[Haskell-cafe] Re: Strings - why [Char] is not nice

John Goerzen jgoerzen at complete.org
Tue Sep 28 11:21:17 EDT 2004


[ haskell newbie alert ]

On 2004-09-20, Henning Thielemann <iakd0 at clusterf.urz.uni-halle.de> wrote:
>
> On Mon, 20 Sep 2004, Einar Karttunen wrote:
>
>> Size
>> 
>> Handling large amounts of text as haskell strings is currently not
>> possible as the representation (list of chars) is very inefficient. 
>
> Efficiency is always a reason to mess everything. But the inefficiency

Well put.

> applies to lists of every data type, so why optimizing only Strings, why
> not optimizing Lists in general, or better all similar data structures, as

Python has an interesting approach.  Strings are not implemented as
lists of characters, but they are an object of a generic type (I forget
what it's called; iterable maybe) that can be accessed like a list.
(Lists, of course, are also objects of that type.)

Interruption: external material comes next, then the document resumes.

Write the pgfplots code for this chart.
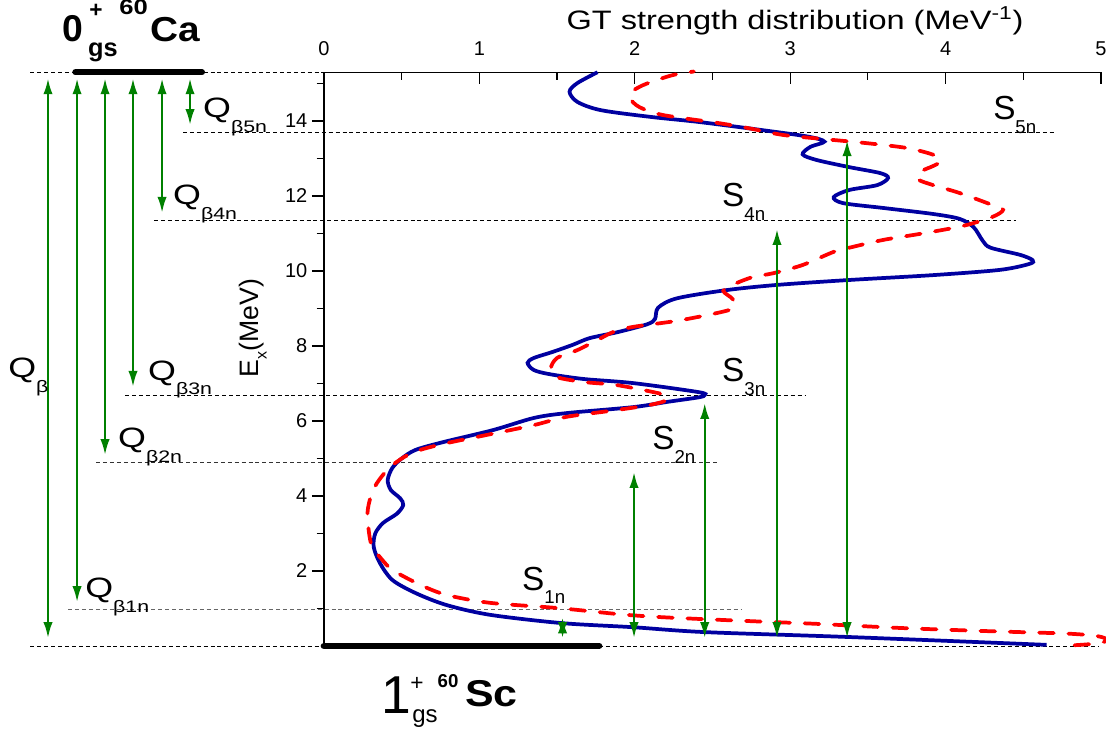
\documentclass[border=0pt]{standalone}
\usepackage{pgfplots}
\pgfplotsset{compat=1.18}
\usepackage{fontspec}
\setmainfont{Liberation Sans}
\usetikzlibrary{arrows.meta}
\definecolor{cblue}{RGB}{0,0,160}
\definecolor{cred}{RGB}{255,0,0}
\definecolor{cgreen}{RGB}{0,128,0}
\newcommand\Qlab[1]{\scalebox{1.28}[1]{\fontsize{21}{21}\selectfont Q\raisebox{-11pt}{\fontsize{12.5}{12.5}\selectfont β#1}}}
\newcommand\Slab[1]{\fontsize{25}{25}\selectfont S\raisebox{-10pt}{\fontsize{14}{14}\selectfont #1}}
\begin{document}
\begin{tikzpicture}[>={Latex[length=12pt,width=7pt]}]
\begin{axis}[
 name=ax,
 scale only axis, width=582.75pt, height=430.3pt,
 xmin=0,xmax=5,ymin=0,ymax=15.3,
 axis x line*=top, axis y line*=left,
 tick align=outside,
 xtick={0,1,2,3,4,5}, minor xtick={0.5,1.5,2.5,3.5,4.5},
 ytick={2,4,6,8,10,12,14}, minor ytick={1,3,5,7,9,11,13,15},
 major tick length=9pt, minor tick length=5.5pt,
 every major x tick/.append style={yshift=-9pt},
 every minor x tick/.append style={yshift=-5.5pt},
 tick style={black, line width=0.9pt},
 axis line style={line width=1.1pt},
 tick label style={font=\fontsize{15}{15}\selectfont},
 /pgf/number format/assume math mode=true,
 clip=false,
]
% reference dashed lines
\addplot[black, line width=0.6pt, dash pattern=on 3pt off 2.2pt] coordinates {(-1.89,15.3) (0,15.3)};
\addplot[black, line width=0.6pt, dash pattern=on 3pt off 2.2pt] coordinates {(-1.89,0) (4.99,0)};
\addplot[black, line width=0.6pt, dash pattern=on 3pt off 2.2pt] coordinates {(-0.907,13.70) (4.70,13.70)};
\addplot[black, line width=0.6pt, dash pattern=on 3pt off 2.2pt] coordinates {(-1.094,11.34) (4.45,11.34)};
\addplot[black, line width=0.6pt, dash pattern=on 3pt off 2.2pt] coordinates {(-1.28,6.675) (3.095,6.675)};
\addplot[black!80, line width=0.6pt, dash pattern=on 3pt off 2.2pt] coordinates {(-1.467,4.90) (2.53,4.90)};
\addplot[black!60, line width=0.6pt, dash pattern=on 3pt off 2.2pt] coordinates {(-1.647,0.98) (2.69,0.98)};
% thick level bars
\addplot[black, line width=4.5pt, line cap=round] coordinates {(-1.60,15.3) (-0.785,15.3)};
\addplot[black, line width=5pt, line cap=round] coordinates {(0,0) (1.77,0)};
% blue curve
\addplot[cblue, line width=2.8pt, smooth, no markers] coordinates {
(4.65,0.03) (3.37,0.24) (2.45,0.37) (1.99,0.50) (1.53,0.61) (1.07,0.83) (0.79,1.09)
(0.59,1.41) (0.44,1.76) (0.36,2.21) (0.32,2.64) (0.33,3.0) (0.38,3.28) (0.47,3.53)
(0.51,3.76) (0.49,3.94) (0.43,4.16) (0.41,4.43) (0.44,4.75) (0.50,5.0) (0.59,5.23)
(0.77,5.44) (1.09,5.76) (1.35,6.08) (1.56,6.21) (1.99,6.37) (2.21,6.51) (2.41,6.63)
(2.45,6.69) (2.41,6.77) (1.99,7.01) (1.67,7.12) (1.45,7.25) (1.35,7.36) (1.31,7.55)
(1.35,7.68) (1.47,7.84) (1.60,8.03) (1.71,8.21) (1.89,8.37) (2.08,8.58) (2.13,8.72)
(2.15,9.02) (2.27,9.27) (2.59,9.49) (2.92,9.63) (3.38,9.76) (3.92,9.89) (4.35,10.03)
(4.54,10.19) (4.56,10.29) (4.48,10.43) (4.29,10.62) (4.24,10.80) (4.18,11.17)
(4.09,11.39) (3.92,11.52) (3.60,11.68) (3.34,11.81) (3.28,11.97) (3.38,12.16)
(3.56,12.29) (3.63,12.48) (3.58,12.61) (3.38,12.77) (3.17,12.96) (3.08,13.11)
(3.13,13.31) (3.22,13.45) (3.12,13.58) (2.85,13.74) (2.42,13.97) (2.10,14.11)
(1.78,14.29) (1.63,14.51) (1.58,14.78) (1.63,15.01) (1.76,15.3)
};
% red dashed curve
\addplot[cred, line width=2.8pt, smooth, no markers, line cap=round, dash pattern=on 11pt off 11pt] coordinates {
(4.83,0.02) (4.98,0.07) (5.04,0.16) (4.98,0.26) (4.78,0.33) (4.24,0.40) (3.71,0.48)
(3.17,0.59) (2.70,0.67) (2.21,0.76) (1.92,0.84) (1.51,1.01) (1.07,1.15) (0.79,1.36)
(0.62,1.63) (0.44,2.03) (0.36,2.37) (0.31,2.64) (0.29,3.01) (0.28,3.55) (0.30,3.97)
(0.34,4.34) (0.42,4.75) (0.52,5.05) (0.62,5.23) (0.79,5.41) (1.05,5.63) (1.35,5.89)
(1.56,6.11) (1.88,6.29) (2.10,6.43) (2.21,6.56) (2.20,6.68) (2.12,6.77) (1.88,6.96)
(1.67,7.04) (1.50,7.17) (1.46,7.40) (1.50,7.68) (1.63,7.89) (1.76,8.16) (1.86,8.37)
(1.99,8.51) (2.27,8.67) (2.53,8.88) (2.64,9.02) (2.63,9.25) (2.57,9.47) (2.64,9.65)
(2.76,9.84) (2.89,9.94) (3.08,10.16) (3.28,10.51) (3.40,10.64) (3.60,10.83)
(3.85,11.0) (4.11,11.2) (4.30,11.44) (4.37,11.63) (4.30,11.76) (4.09,12.08)
(3.92,12.29) (3.82,12.45) (3.84,12.65) (3.92,12.80) (3.97,12.93) (3.92,13.10)
(3.75,13.28) (3.49,13.41) (3.21,13.52) (2.95,13.63) (2.73,13.81) (2.53,13.95)
(2.18,14.16) (2.03,14.37) (1.97,14.60) (1.98,14.78) (2.05,14.95) (2.14,15.09)
(2.25,15.23) (2.38,15.32)
};
% green arrows (left)
\addplot[cgreen, line width=1.8pt, <->, no markers] coordinates {(-1.776,15.14) (-1.776,0.21)};
\addplot[cgreen, line width=1.8pt, <->, no markers] coordinates {(-1.589,15.14) (-1.589,1.17)};
\addplot[cgreen, line width=1.8pt, <->, no markers] coordinates {(-1.409,15.14) (-1.409,5.09)};
\addplot[cgreen, line width=1.8pt, <->, no markers] coordinates {(-1.229,15.14) (-1.229,6.91)};
\addplot[cgreen, line width=1.8pt, <->, no markers] coordinates {(-1.042,15.14) (-1.042,11.55)};
\addplot[cgreen, line width=1.8pt, <->, no markers] coordinates {(-0.862,15.14) (-0.862,13.89)};
% green arrows (right)
\addplot[cgreen, line width=1.8pt, <->, no markers] coordinates {(1.535,0.21) (1.535,0.76)};
\addplot[cgreen, line width=1.8pt, <->, no markers] coordinates {(1.995,0.21) (1.995,4.64)};
\addplot[cgreen, line width=1.8pt, <->, no markers] coordinates {(2.45,0.21) (2.45,6.48)};
\addplot[cgreen, line width=1.8pt, <->, no markers] coordinates {(2.915,0.21) (2.915,11.12)};
\addplot[cgreen, line width=1.8pt, <->, no markers] coordinates {(3.366,0.21) (3.366,13.49)};
% labels
\node[anchor=base west, inner sep=0] at (axis cs:-0.779,14.08) {\Qlab{5n}};
\node[anchor=base west, inner sep=0] at (axis cs:-0.972,11.76) {\Qlab{4n}};
\node[anchor=base west, inner sep=0] at (axis cs:-1.133,7.09) {\Qlab{3n}};
\node[anchor=base west, inner sep=0] at (axis cs:-1.326,5.28) {\Qlab{2n}};
\node[anchor=base west, inner sep=0] at (axis cs:-1.538,1.28) {\Qlab{1n}};
\node[anchor=base west, inner sep=0] at (axis cs:-2.033,7.15) {\Qlab{}};
\node[anchor=base west, inner sep=0] at (axis cs:4.305,14.03) {\Slab{5n}};
\node[anchor=base west, inner sep=0] at (axis cs:2.561,11.71) {\Slab{4n}};
\node[anchor=base west, inner sep=0] at (axis cs:2.561,7.04) {\Slab{3n}};
\node[anchor=base west, inner sep=0] at (axis cs:2.111,5.23) {\Slab{2n}};
\node[anchor=base west, inner sep=0] at (axis cs:1.274,1.49) {\Slab{1n}};
% 60Ca label
\node[anchor=base west, inner sep=0] at (axis cs:-1.686,16.107) {\fontsize{28}{28}\selectfont\bfseries 0};
\node[anchor=center, inner sep=0] at (axis cs:-1.467,16.93) {\fontsize{17}{17}\selectfont\bfseries +};
\node[anchor=base west, inner sep=0] at (axis cs:-1.519,15.707) {\fontsize{19}{19}\selectfont\bfseries gs};
\node[anchor=base west, inner sep=0] at (axis cs:-1.319,16.827) {\scalebox{1.2}[1]{\fontsize{16}{16}\selectfont\bfseries 60}};
\node[anchor=base west, inner sep=0] at (axis cs:-1.120,16.107) {\scalebox{1.12}[1]{\fontsize{26}{26}\selectfont\bfseries Ca}};
% 60Sc label (one node)
\node[anchor=base west, inner sep=0] at (axis cs:0.367,-1.813) {%
\makebox[21.75pt][l]{\fontsize{40}{40}\selectfont 1}%
\rlap{\raisebox{17.25pt}{\fontsize{17}{17}\selectfont +}}%
\hspace{1.5pt}\raisebox{-6.75pt}{\fontsize{18}{18}\selectfont gs}%
\raisebox{19.5pt}{\fontsize{14}{14}\selectfont\bfseries 60}%
\hspace{5pt}\raisebox{5.25pt}{\scalebox{1.15}[1]{\fontsize{28}{28}\selectfont\bfseries Sc}}};
% axis titles
\node[anchor=base, inner sep=0] at (axis cs:3.031,16.427) {\scalebox{1.22}[1]{\fontsize{20}{20}\selectfont GT strength distribution (MeV\textsuperscript{-1})}};
\node[rotate=90, anchor=center, inner sep=0] at (axis cs:-0.457,8.48) {\fontsize{20}{20}\selectfont E\raisebox{-6pt}{\fontsize{12}{12}\selectfont x}(MeV)};
\coordinate (pbl) at (axis cs:-2.0849,-2.32);
\coordinate (ptr) at (axis cs:5.0322,17.2267);
\end{axis}
\pgfresetboundingbox
\path (pbl) rectangle (ptr);
\end{tikzpicture}
\end{document}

I assume typeclasses could lead to the same situation in OCaml.  It's
not a list, but it looks and acts like a list...

But anyway, having strings as lists of chars leads to some things that
are convenient:

 * (++) is both a list and a string concatenation operator

 * Pattern matching works well with strings (that's my #1 gripe about
   strings in OCaml)

 * Thanks to the laziness of Haskell lists, things such as "lines" are
   possible -- eliminating the hassle of loops/recursion to read file
   data or the ugliness of reading an entire file at once.

These are significant advantages to me.